当たり前すぎるアドバイスですが、これからチャレンジを検討している方の参考になれば嬉しいです。

オンラインで授業する尾崎さん

 

── 今後、兼業、テレワークで地方自治体にプロ人材を採用しようと考えている自治体に対してアドバイスはありますか?

 

尾崎さん:

私がうまく現場と信頼関係を結べたのは、教育指導課課長補佐として私と同じ時期に異動された日高興人さんのおかげです。

 

兼業・テレワークの私が教育の課題を解決するには、現場と私を常に結び続けてくれる人が必須です。

日高さんは私が現場にいないことで得られない情報を提供してくれ、私の情報を校長会や教頭会などの現場で毎回伝え続けてくれ、「すごいですね!」と私のモチベーションを上げてくれて、「A案の方が現場はやりやすいです」と適切な判断をしてくれます。

結節点となる人がいるからこそ、私は離れた場所からでも、関わる時間が短くても、自分のスキルを存分に活かして 、生駒市が目指す学校教育に貢献できているのだと思います。

尾崎さんの授業風景

 

ぜひ今後プロ人材を採用しようとしている自治体には、結節点となる人の検討を進めてもらいたいと思います。

社会に開かれた教育の実践目指す

── 尾崎えり子さんのサポート役として動かれた教育指導課の日高興人課長補佐にもお伺いします。

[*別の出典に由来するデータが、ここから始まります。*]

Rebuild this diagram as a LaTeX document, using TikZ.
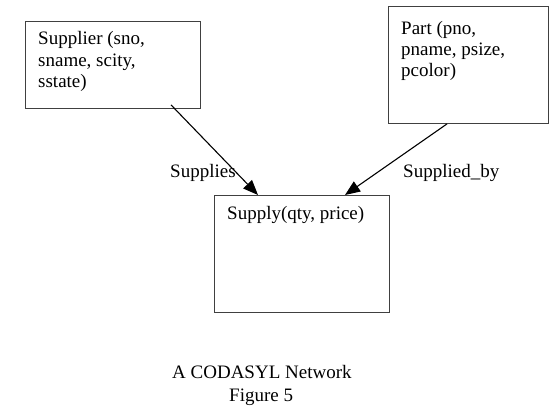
\documentclass[tikz,border=0pt]{standalone}
\usepackage{fontspec}
\setmainfont{Liberation Serif}
\usetikzlibrary{arrows.meta,calc}
\begin{document}
\begin{tikzpicture}[x=1pt,y=-1pt,
  box/.style={draw=black!75, line width=0.9pt, inner sep=0pt, anchor=north west},
  lbl/.style={anchor=base west, inner sep=0pt, font=\fontsize{19}{21.5}\selectfont},
  conn/.style={line width=1.1pt, -{Triangle[length=15pt,width=12pt]}}]
\useasboundingbox (0,0) rectangle (556,406);
% boxes
\node[box, minimum width=175pt, minimum height=87pt] (supplier) at (25,21) {};
\node[box, minimum width=160pt, minimum height=117pt] (part) at (388,6) {};
\node[box, minimum width=175pt, minimum height=117pt] (supply) at (214,195) {};
% box texts
\node[lbl] (t1a) at (38,45) {Supplier (sno,};
\node[lbl] (t1b) at (38,66.5) {sname, scity,};
\node[lbl] (t1c) at (38,88) {sstate)};
\node[lbl] (t2a) at (401,35) {Part (pno,};
\node[lbl] (t2b) at (401,56) {pname, psize,};
\node[lbl] (t2c) at (401,77) {pcolor)};
\node[lbl] (t3) at (227,219) {Supply(qty, price)};
% connector labels
\node[lbl] (l1) at (170,178) {Supplies};
\node[lbl] (l2) at (403,178) {Supplied\_by};
% caption
\node[lbl] (c1) at (172,378) {A CODASYL Network};
\node[lbl] (c2) at (229,401) {Figure 5};
% connectors
\coordinate (s1) at ($(supplier.south west)+(146,-4)$);
\coordinate (e1) at ($(supply.north west)+(44,0)$);
\coordinate (s2) at ($(part.south west)+(59,0)$);
\coordinate (e2) at ($(supply.north west)+(131,0)$);
\draw[conn] (s1) -- (e1);
\draw[conn] (s2) -- (e2);
\end{tikzpicture}
\end{document}
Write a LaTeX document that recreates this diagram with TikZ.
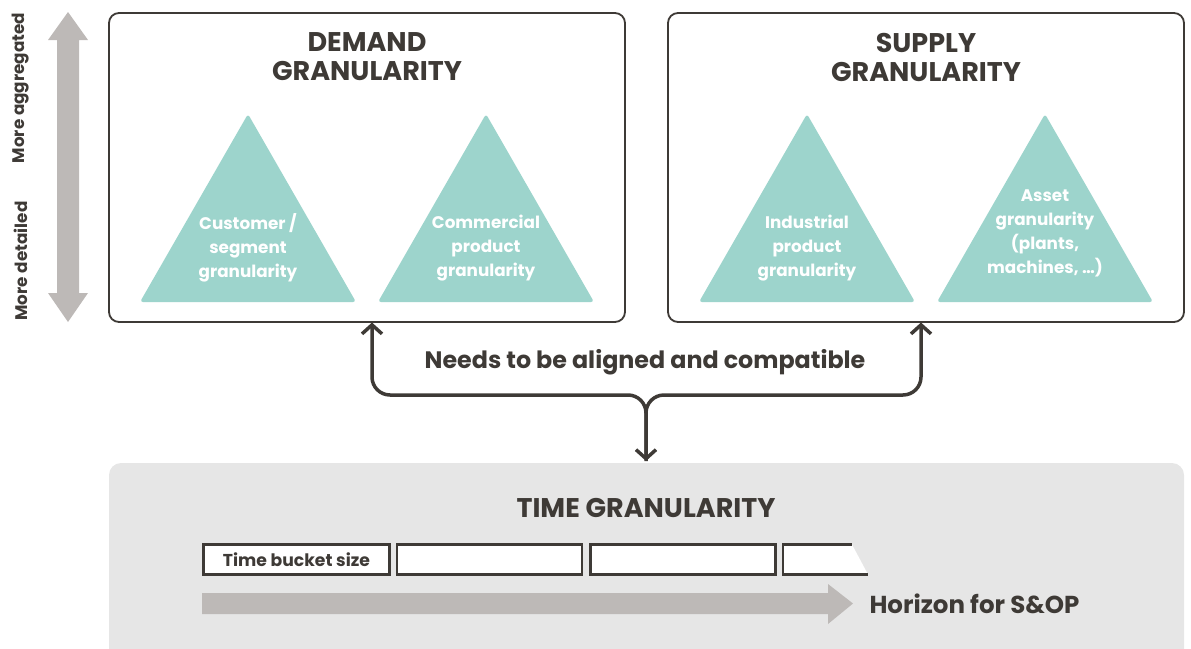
\documentclass[tikz,border=0pt]{standalone}
\usepackage{fontspec}
\setmainfont{Poppins}
\usetikzlibrary{arrows.meta}
\definecolor{ink}{HTML}{3E3A36}
\definecolor{teal}{HTML}{9DD4CC}
\definecolor{stone}{HTML}{BDB9B7}
\definecolor{panel}{HTML}{E6E6E6}
\tikzset{
  frame/.style={draw=ink, line width=1.8pt, rounded corners=10pt, fill=white},
  title/.style={text=ink, font=\bfseries\fontsize{27}{29}\selectfont, align=center},
  tri/.style={fill=teal, rounded corners=3pt},
  tritext/.style={text=white, font=\bfseries\fontsize{16.8}{24}\selectfont, align=center},
  side/.style={text=ink, font=\bfseries\fontsize{16.8}{18}\selectfont, rotate=90},
  bucket/.style={draw=ink, line width=2.2pt, fill=white, minimum height=30pt, inner sep=0pt},
  conn/.style={draw=ink, line width=3.5pt, rounded corners=18pt,
    arrows={-}, >={Straight Barb[length=9pt,width=20pt,line width=3.5pt]}},
}
\begin{document}
\begin{tikzpicture}[x=1pt,y=-1pt]
\useasboundingbox (0,0) rectangle (1191,648);
\clip (0,0) rectangle (1191,648);

% level-of-detail axis on the left
\fill[stone] (68,12) -- (88,40) -- (79,40) -- (79,293) -- (88,293) -- (68,322)
  -- (48,293) -- (57,293) -- (57,40) -- (48,40) -- cycle;
\node[side] (agg) at (21,88) {More aggregated};
\node[side] (det) at (21,261) {More detailed};

% demand and supply frames
\node[frame, minimum width=516pt, minimum height=309pt] (dem) at (367,167.5) {};
\node[frame, minimum width=516pt, minimum height=309pt] (sup) at (926,167.5) {};
\node[title] (demt) at (367,57) {DEMAND\\GRANULARITY};
\node[title] (supt) at (926,57) {SUPPLY\\GRANULARITY};

% granularity pyramids
\foreach \cx in {248,486,807,1045}{
  \fill[tri] (\cx,114) -- (\cx+108,302) -- (\cx-108,302) -- cycle;
}
\node[tritext] (cust) at (248,248) {Customer /\\segment\\granularity};
\node[tritext] (comm) at (486,248) {Commercial\\product\\granularity};
\node[tritext] (ind) at (807,248) {Industrial\\product\\granularity};
\node[tritext] (asset) at (1045,233) {Asset\\granularity\\(plants,\\machines, \ldots)};

% time panel
\node[fill=panel, rounded corners=12pt, minimum width=1075pt, minimum height=210pt] (time) at (646.5,568) {};
\node[title] (timet) at (646,508) {TIME GRANULARITY};

\node[bucket, minimum width=186pt] (b1) at (296.5,559.5) {\bfseries\fontsize{17.2}{18}\selectfont\color{ink}Time bucket size};
\node[bucket, minimum width=185pt] (b2) at (489.5,559.5) {};
\node[bucket, minimum width=185pt] (b3) at (683,559.5) {};
\fill[white] (783,544.5) -- (852,544.5) -- (868,574.5) -- (783,574.5) -- cycle;
\draw[ink, line width=2.2pt] (852,544.5) -- (783,544.5) -- (783,574.5) -- (868,574.5);

\fill[stone] (202,593) -- (828,593) -- (828,584) -- (853,603.5) -- (828,624) -- (828,614) -- (202,614) -- cycle;
\node[anchor=west, text=ink, font=\bfseries\fontsize{24.5}{26}\selectfont] (hor) at (866,604) {Horizon for S\&OP};

% alignment connector
\coordinate (join) at (646,395);
\coordinate (ltip) at (372,322.5);
\coordinate (rtip) at (921,322.5);
\coordinate (dtip) at (646,461);
\draw[conn,<-] (ltip) |- (join) -- (dtip);
\draw[conn,<->] (rtip) |- (join) -- (dtip);
\node[text=ink, font=\bfseries\fontsize{23.8}{26}\selectfont] (need) at (645,362) {Needs to be aligned and compatible};
\end{tikzpicture}
\end{document}
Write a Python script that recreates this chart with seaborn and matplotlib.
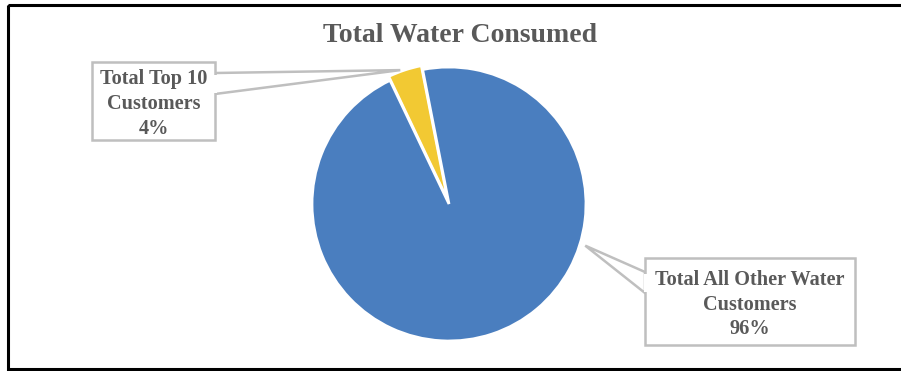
import numpy as np
import matplotlib
matplotlib.use("Agg")
import matplotlib.pyplot as plt
from matplotlib.patches import Rectangle, Polygon
import seaborn as sns

# Share of total water consumed
categories = ["Total Top 10\nCustomers", "Total All Other Water\nCustomers"]
shares = [4, 96]
pct_labels = ["4%", "96%"]
colors = ["#F2C933", "#4A7EBF"]
title = "Total Water Consumed"

sns.set_theme(style="white")
plt.rcParams["font.family"] = ["Liberation Serif", "DejaVu Serif"]

W, H = 901, 371
fig = plt.figure(figsize=(W / 100, H / 100), dpi=100)
fig.patch.set_facecolor("white")

# pie placed by pixel box: centre (449, 204), radius 137
cx, cy, r = 449, 204, 137
pie_ax = fig.add_axes([(cx - r) / W, (H - cy - r) / H, 2 * r / W, 2 * r / H])
wedges, _ = pie_ax.pie(
    shares, colors=colors, startangle=115.5, counterclock=False,
    explode=[0.03, 0], radius=1.0,
    wedgeprops=dict(edgecolor="white", linewidth=2.0),
)
pie_ax.set_xlim(-1, 1)
pie_ax.set_ylim(-1, 1)
pie_ax.set_aspect("equal")
pie_ax.axis("off")

# overlay in pixel coordinates (y downward) for frame, title and callouts
ov = fig.add_axes([0, 0, 1, 1], zorder=5)
ov.set_xlim(0, W)
ov.set_ylim(H, 0)
ov.axis("off")
ov.patch.set_alpha(0)


def pie_point(angle_deg, rad):
    a = np.deg2rad(angle_deg)
    x, y = pie_ax.transData.transform((rad * np.cos(a), rad * np.sin(a)))
    return x, H - y


# outer chart frame
ov.add_patch(Rectangle((8, 5), W + 10, 364, fill=False, edgecolor="black", lw=2.2))

ov.text(460, 36, title, ha="center", va="center", fontsize=20,
        fontweight="bold", color="#595959")

edge = "#BFBFBF"
txt_color = "#595959"


def callout(box, base, tip, lines):
    x0, y0, x1, y1 = box
    ov.add_patch(Polygon([base[0], tip, base[1]], closed=True, facecolor="white",
                         edgecolor=edge, lw=1.8, zorder=6))
    ov.add_patch(Rectangle((x0, y0), x1 - x0, y1 - y0, facecolor="white",
                           edgecolor=edge, lw=1.8, zorder=7))
    # open the box side where the pointer joins it
    bx = x0 if abs(base[0][0] - x0) < 1 else x1
    ov.add_patch(Rectangle((bx - 1.5, base[0][1] + 1.5), 3, base[1][1] - base[0][1] - 3,
                           facecolor="white", edgecolor="none", zorder=8))
    ov.text((x0 + x1) / 2, (y0 + y1) / 2 + 3, lines, ha="center", va="center",
            fontsize=14.6, fontweight="bold", color=txt_color, linespacing=1.32,
            zorder=9)


# top-ten callout, pointing at the yellow slice
tip1 = pie_point(110, 1.04)
callout((92, 62, 215, 140), [(215, 73), (215, 94)], tip1,
        f"{categories[0]}\n{pct_labels[0]}")

# remaining customers callout, pointing at the blue slice
tip2 = pie_point(-17, 1.04)
callout((645, 258, 855, 345), [(645, 272), (645, 293)], tip2,
        f"{categories[1]}\n{pct_labels[1]}")

fig.savefig("out.png", dpi=100, facecolor="white")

尾崎さんを受け入れた目的は何でしょうか。

 

日高さん:

募集したのは、これまでの学校教育の慣習を打破し、教員の働き方改革と子どもたちの受ける授業内容の抜本的な改善を目指せる人、地域や家庭と学校の連携による本格的なコミュニティ・スクールの実現ができる人です。

 

ICT等を活用したオーダーメイドでの教育プログラムの検討・推進が可能であることなど、子どもたちに本気で寄り添った全国でも最先端の学校づくりを具体化できる人材を求めていました。

 

新学習指導要領による学習は、小学校では2020年度、中学校では2021年度から実施されました。

 

今回導入された学習指導要領では、「生きる力」のその先の力を育成する「社会に開かれた教育課程」が重要視されています。

 

特に、主体的で深い学びを実現する「アクティブ・ラーニング」、子どもや地域の実態に即した教育を実現する「カリキュラム・マネジメント」を実施し、学びに向かう力、人間性、知識及び技能、思考力・判断力・表現力の3つの力をバランスよく育成することが宣言されています。

 

グローバル化、情報化の面での急速な社会の変化に対応するためには、これまでの慣習を見直すことは必要であると考えていました。

 

尾崎さんの主なミッションは、新学習指導要領にもある「社会に開かれた教育課程」を実践に移すことです。

 

学校現場の課題として、先生たちの時間、人脈、機会には不足があり、社会に開かれた教育課程を実践するにあたって、先生たちは新たな取り組みを進める必要があるけれど、その時間が取れない現状がありました。

 

地域や企業の方を活用するにあたって人脈を広げる必要がありますが、その機会が少ないことも課題でした。

 

── 実際、尾崎えり子さんを受け入れられていかがでしたか。

 

日高さん:

普段、社長業をされている方が教育現場にこられて、とにかく新鮮で、刺激がありました。

 

しかし、外から社長業の人が来ただけでは何も変わりません。学校現場は忙しく日々の仕事に追われています。教員も初めは「何を改革されるのか、何か壊されるのか」と懸念する人もいました。

 

教育改革といっても何を改革するのか尾崎さんの仕事は決まっていたわけではありません。まずは何が課題か、困りごとは何かを知ろうと考え「学校現場の抱える課題を聞きに行こう」と言って尾崎さんと小、中学校をまわりました。

 

「社会に開かれた教育課程」を実践するため、各校の課題をヒアリングし、さまざまな取組を進めていきました。

 

結果、具体的には、尾崎さんが知り合いの様々な職業の方をオンラインで連れてきてキャリア教育の話もし、社会と繋がる授業を実践しています。

オンラインで行われたキャリア教育の様子

 

尾崎さんには行政が苦手とするアイデアを出す、様々な人と繋げるという部分を補足してもらい、とてもありがたかったです。今では別の課からも尾崎さんに相談したいとの声も来るんですよ。

 

 

サポート役の職員がついたことが鍵となって、兼業、テレワークのプロ人材がスムーズに現場に新しい風を吹き込めているようです。